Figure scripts
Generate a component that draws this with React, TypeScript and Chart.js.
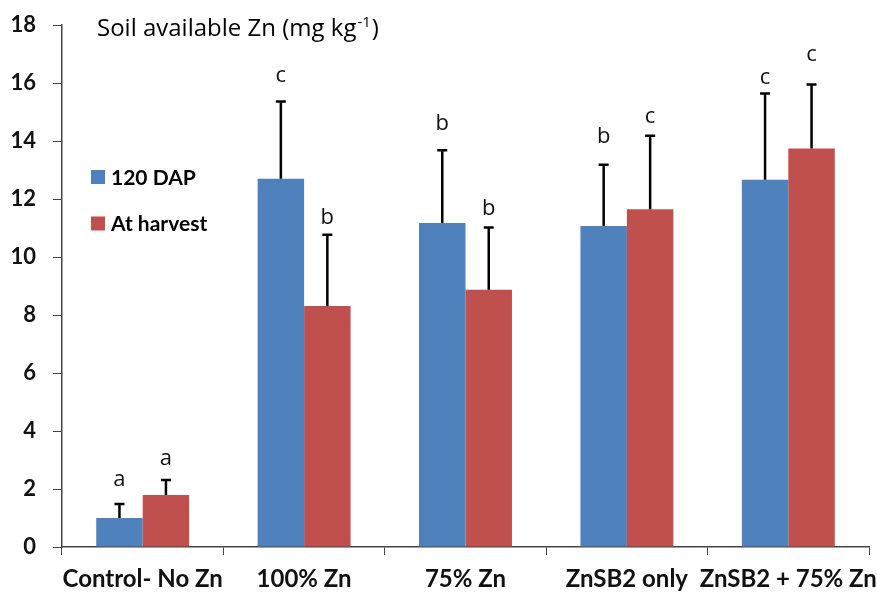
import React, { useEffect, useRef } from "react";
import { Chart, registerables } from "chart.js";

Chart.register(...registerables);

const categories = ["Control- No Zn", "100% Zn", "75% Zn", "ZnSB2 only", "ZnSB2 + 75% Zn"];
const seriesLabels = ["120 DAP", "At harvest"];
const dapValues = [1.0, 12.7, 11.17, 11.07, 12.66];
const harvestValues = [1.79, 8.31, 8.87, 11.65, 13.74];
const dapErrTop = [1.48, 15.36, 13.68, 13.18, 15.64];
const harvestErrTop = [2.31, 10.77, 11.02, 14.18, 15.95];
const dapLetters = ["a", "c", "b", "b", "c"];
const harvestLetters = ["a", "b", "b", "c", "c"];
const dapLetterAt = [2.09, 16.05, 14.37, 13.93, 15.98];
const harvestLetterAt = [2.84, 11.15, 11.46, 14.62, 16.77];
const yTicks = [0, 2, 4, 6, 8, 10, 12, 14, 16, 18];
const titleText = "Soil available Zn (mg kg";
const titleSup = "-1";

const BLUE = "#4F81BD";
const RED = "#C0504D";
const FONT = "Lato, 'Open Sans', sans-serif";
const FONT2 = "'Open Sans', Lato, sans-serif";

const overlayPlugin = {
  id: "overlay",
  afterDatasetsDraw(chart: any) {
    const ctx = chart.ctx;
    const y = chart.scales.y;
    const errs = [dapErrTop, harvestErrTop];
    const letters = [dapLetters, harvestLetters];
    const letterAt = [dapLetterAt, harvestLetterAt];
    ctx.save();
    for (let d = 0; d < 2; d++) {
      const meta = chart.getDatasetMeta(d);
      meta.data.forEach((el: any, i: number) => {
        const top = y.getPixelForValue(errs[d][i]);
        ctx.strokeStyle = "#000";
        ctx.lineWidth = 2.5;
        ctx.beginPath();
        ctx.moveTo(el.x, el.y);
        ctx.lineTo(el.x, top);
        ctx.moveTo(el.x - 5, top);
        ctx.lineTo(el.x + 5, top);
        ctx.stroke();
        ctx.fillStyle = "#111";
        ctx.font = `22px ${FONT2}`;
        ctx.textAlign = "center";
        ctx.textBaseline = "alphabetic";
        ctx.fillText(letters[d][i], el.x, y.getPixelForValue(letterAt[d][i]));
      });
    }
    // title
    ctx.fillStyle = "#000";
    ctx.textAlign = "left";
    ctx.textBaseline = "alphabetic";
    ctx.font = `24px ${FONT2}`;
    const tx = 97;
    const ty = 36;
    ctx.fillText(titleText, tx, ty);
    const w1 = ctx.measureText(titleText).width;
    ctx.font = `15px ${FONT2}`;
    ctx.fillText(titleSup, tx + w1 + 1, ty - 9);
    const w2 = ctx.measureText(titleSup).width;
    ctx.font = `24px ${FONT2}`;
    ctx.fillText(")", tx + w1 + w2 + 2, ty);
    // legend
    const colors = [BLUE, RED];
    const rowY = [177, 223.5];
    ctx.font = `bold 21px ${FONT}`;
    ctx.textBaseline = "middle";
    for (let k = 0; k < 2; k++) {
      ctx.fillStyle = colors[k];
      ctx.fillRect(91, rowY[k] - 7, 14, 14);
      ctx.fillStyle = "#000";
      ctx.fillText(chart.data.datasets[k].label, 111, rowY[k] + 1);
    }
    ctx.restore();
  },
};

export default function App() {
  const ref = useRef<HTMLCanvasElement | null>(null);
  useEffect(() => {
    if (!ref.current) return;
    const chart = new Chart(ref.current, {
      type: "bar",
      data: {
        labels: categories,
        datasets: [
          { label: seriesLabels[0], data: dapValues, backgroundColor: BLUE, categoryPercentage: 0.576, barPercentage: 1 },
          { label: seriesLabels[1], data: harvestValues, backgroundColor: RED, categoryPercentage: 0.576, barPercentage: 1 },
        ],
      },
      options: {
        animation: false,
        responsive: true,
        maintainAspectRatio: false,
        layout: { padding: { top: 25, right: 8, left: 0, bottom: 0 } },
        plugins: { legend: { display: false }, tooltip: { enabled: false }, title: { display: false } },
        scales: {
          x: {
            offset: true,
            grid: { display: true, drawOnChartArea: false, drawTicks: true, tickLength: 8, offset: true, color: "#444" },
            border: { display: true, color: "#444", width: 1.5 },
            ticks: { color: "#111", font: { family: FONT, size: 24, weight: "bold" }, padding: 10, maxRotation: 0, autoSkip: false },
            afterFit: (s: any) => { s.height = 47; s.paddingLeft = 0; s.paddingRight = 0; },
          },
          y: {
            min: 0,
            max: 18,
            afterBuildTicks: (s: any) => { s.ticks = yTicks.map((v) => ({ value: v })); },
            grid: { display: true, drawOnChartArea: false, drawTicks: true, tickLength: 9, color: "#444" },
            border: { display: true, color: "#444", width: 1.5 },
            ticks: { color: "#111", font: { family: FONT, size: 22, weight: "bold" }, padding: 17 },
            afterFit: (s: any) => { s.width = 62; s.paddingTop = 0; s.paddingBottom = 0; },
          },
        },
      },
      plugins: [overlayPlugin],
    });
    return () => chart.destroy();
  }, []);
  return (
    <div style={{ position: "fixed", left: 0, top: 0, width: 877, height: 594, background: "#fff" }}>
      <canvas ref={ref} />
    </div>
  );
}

---

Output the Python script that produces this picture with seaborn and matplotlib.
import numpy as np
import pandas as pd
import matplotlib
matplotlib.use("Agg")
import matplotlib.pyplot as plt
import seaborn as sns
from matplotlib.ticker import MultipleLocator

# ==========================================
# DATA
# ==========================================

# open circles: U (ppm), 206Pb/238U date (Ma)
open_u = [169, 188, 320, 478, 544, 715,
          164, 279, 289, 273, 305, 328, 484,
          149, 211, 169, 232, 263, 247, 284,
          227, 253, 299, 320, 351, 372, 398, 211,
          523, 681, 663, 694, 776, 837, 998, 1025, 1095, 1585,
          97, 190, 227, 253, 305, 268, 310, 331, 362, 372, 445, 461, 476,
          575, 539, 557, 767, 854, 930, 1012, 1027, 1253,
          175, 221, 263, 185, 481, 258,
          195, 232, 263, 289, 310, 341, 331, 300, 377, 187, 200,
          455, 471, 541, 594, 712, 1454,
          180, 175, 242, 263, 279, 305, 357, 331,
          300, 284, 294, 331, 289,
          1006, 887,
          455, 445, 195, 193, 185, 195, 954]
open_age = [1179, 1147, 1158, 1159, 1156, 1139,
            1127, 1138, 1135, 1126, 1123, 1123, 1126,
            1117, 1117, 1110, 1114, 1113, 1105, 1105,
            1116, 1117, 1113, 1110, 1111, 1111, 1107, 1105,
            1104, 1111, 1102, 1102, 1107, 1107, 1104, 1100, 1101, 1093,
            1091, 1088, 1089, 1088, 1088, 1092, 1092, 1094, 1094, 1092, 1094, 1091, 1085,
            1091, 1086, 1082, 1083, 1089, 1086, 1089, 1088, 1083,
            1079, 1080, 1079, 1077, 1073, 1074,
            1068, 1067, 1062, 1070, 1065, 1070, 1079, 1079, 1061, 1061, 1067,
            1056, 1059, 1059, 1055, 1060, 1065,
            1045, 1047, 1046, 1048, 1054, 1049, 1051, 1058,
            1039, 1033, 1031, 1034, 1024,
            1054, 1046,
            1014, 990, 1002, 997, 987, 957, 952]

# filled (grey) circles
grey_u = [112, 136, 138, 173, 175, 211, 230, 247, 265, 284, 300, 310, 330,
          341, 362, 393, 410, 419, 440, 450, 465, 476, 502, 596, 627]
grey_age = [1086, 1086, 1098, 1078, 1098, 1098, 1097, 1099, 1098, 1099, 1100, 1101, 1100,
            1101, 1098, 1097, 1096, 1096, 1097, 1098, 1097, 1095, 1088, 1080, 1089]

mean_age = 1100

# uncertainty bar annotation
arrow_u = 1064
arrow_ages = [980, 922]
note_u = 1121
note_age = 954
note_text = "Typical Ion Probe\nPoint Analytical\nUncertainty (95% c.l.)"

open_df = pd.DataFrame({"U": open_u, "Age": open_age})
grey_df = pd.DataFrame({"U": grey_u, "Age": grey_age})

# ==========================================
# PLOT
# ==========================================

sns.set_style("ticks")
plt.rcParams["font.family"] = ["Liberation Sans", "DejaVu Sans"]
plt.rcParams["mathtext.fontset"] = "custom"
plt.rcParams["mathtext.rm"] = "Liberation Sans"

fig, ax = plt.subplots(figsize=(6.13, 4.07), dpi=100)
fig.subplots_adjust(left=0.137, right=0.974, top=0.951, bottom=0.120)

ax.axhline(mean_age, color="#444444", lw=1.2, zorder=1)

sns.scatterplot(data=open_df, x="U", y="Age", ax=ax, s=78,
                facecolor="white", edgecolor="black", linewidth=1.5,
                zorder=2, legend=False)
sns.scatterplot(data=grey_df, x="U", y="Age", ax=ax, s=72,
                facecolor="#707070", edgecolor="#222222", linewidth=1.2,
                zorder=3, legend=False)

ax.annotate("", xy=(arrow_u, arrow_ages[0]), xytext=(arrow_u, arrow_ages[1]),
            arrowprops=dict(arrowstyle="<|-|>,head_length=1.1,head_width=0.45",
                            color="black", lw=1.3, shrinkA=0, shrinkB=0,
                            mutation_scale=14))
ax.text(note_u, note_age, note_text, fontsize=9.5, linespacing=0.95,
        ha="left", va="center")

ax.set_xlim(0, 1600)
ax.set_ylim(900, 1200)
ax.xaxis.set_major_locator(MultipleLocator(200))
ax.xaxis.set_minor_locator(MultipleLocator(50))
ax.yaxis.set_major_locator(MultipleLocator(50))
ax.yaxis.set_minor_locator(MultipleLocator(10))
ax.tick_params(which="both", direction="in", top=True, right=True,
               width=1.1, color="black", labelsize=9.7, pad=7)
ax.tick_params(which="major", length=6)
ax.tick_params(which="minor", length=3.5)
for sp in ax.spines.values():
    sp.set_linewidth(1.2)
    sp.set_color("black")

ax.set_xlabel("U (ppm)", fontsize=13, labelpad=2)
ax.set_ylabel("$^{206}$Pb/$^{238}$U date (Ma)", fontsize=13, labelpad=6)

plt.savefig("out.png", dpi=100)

...

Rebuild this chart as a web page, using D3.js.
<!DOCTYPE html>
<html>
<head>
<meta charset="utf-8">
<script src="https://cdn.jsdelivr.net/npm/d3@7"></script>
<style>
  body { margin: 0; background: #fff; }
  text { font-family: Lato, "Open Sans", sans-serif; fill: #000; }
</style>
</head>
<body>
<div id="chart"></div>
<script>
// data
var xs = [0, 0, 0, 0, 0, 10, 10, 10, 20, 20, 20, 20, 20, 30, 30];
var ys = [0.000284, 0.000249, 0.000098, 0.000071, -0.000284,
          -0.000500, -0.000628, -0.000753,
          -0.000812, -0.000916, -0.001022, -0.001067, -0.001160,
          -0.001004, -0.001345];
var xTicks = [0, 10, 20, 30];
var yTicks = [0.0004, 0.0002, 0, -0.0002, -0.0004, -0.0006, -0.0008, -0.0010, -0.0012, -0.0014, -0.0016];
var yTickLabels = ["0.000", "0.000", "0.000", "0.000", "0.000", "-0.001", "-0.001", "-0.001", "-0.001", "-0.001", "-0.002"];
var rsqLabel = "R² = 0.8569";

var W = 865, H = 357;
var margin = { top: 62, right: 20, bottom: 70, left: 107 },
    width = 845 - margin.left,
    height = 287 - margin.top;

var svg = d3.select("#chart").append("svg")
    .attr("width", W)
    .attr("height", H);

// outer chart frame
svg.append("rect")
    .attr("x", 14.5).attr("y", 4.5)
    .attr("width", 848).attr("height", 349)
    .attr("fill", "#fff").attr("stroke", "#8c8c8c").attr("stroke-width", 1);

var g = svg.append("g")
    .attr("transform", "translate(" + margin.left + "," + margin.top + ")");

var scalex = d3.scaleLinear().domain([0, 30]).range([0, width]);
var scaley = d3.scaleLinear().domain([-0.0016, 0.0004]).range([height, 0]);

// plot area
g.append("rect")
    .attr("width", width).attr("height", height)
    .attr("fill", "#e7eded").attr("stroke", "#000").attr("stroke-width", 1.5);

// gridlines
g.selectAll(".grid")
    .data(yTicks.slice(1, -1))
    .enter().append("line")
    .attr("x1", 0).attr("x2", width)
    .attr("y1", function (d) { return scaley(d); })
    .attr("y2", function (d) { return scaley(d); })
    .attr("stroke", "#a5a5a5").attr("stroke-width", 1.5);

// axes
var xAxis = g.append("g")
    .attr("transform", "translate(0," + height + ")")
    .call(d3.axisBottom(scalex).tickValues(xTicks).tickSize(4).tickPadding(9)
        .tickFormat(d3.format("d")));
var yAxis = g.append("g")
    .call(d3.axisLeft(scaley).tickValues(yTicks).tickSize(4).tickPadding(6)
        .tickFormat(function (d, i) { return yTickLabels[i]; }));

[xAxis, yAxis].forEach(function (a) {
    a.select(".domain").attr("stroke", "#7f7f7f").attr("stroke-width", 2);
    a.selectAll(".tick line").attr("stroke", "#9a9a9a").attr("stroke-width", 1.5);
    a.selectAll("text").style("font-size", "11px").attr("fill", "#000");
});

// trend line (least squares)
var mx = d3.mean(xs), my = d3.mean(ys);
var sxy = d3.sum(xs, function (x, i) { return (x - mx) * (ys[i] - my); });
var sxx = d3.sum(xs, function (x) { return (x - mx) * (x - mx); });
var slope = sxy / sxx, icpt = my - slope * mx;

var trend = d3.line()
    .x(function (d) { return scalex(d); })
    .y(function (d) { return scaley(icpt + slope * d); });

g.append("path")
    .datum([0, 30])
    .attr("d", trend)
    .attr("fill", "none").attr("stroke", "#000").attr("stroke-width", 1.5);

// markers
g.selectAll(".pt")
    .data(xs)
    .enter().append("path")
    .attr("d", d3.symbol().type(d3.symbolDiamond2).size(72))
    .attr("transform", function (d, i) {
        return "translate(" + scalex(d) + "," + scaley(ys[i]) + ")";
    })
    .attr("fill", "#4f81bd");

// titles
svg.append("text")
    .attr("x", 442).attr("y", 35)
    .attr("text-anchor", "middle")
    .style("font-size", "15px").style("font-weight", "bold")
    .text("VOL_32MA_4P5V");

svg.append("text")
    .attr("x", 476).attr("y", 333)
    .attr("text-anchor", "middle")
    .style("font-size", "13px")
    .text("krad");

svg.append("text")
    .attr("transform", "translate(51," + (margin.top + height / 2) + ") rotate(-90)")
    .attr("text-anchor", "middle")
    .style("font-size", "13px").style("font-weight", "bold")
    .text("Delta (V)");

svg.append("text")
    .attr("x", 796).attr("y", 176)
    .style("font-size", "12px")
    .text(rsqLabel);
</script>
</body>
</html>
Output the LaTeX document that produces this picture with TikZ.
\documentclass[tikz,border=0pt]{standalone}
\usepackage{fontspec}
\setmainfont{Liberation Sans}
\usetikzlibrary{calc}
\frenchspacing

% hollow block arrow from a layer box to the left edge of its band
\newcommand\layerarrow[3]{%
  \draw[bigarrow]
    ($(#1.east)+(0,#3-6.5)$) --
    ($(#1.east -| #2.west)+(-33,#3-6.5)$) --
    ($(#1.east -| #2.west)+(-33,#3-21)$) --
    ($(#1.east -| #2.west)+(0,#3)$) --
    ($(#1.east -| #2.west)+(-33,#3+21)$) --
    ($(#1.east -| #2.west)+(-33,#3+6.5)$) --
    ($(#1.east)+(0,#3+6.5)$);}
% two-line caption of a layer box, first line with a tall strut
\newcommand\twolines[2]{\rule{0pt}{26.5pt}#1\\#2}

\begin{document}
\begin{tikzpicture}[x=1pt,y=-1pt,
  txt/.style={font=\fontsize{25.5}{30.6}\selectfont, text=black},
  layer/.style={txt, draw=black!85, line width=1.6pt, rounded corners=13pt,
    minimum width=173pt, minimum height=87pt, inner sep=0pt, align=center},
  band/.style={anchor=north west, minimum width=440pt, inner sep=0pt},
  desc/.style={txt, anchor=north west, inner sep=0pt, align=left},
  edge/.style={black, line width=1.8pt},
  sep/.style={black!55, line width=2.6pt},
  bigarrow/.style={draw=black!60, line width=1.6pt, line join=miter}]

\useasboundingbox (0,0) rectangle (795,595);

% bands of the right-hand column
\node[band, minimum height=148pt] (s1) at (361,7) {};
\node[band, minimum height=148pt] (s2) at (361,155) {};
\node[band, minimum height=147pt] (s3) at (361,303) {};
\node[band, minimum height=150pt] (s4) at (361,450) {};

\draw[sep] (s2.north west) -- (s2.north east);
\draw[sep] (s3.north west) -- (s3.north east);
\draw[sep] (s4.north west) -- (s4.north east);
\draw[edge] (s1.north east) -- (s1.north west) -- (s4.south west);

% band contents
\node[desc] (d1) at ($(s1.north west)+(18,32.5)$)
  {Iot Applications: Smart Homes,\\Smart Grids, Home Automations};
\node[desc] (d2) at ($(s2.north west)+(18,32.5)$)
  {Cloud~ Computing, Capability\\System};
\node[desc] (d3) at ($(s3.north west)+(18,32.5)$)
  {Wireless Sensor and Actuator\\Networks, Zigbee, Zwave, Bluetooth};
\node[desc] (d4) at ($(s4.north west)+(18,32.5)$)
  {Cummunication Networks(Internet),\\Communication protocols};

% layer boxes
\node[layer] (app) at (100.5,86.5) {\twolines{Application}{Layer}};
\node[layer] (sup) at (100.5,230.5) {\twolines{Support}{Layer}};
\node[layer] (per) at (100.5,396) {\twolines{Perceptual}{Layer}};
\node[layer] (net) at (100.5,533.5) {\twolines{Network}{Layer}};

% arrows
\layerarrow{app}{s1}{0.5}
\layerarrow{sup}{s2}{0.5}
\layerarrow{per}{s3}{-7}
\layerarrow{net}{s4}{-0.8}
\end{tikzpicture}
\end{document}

#### WRITTEN INSTRUCTION
Copy the lines above exactly, starting at the one with "Generate a component" and ending at the one with "Chart.register(...registerables);", both included. Leave out any pictures and add nothing else.

#### THE RESPONSE
Generate a component that draws this with React, TypeScript and Chart.js.
import React, { useEffect, useRef } from "react";
import { Chart, registerables } from "chart.js";

Chart.register(...registerables);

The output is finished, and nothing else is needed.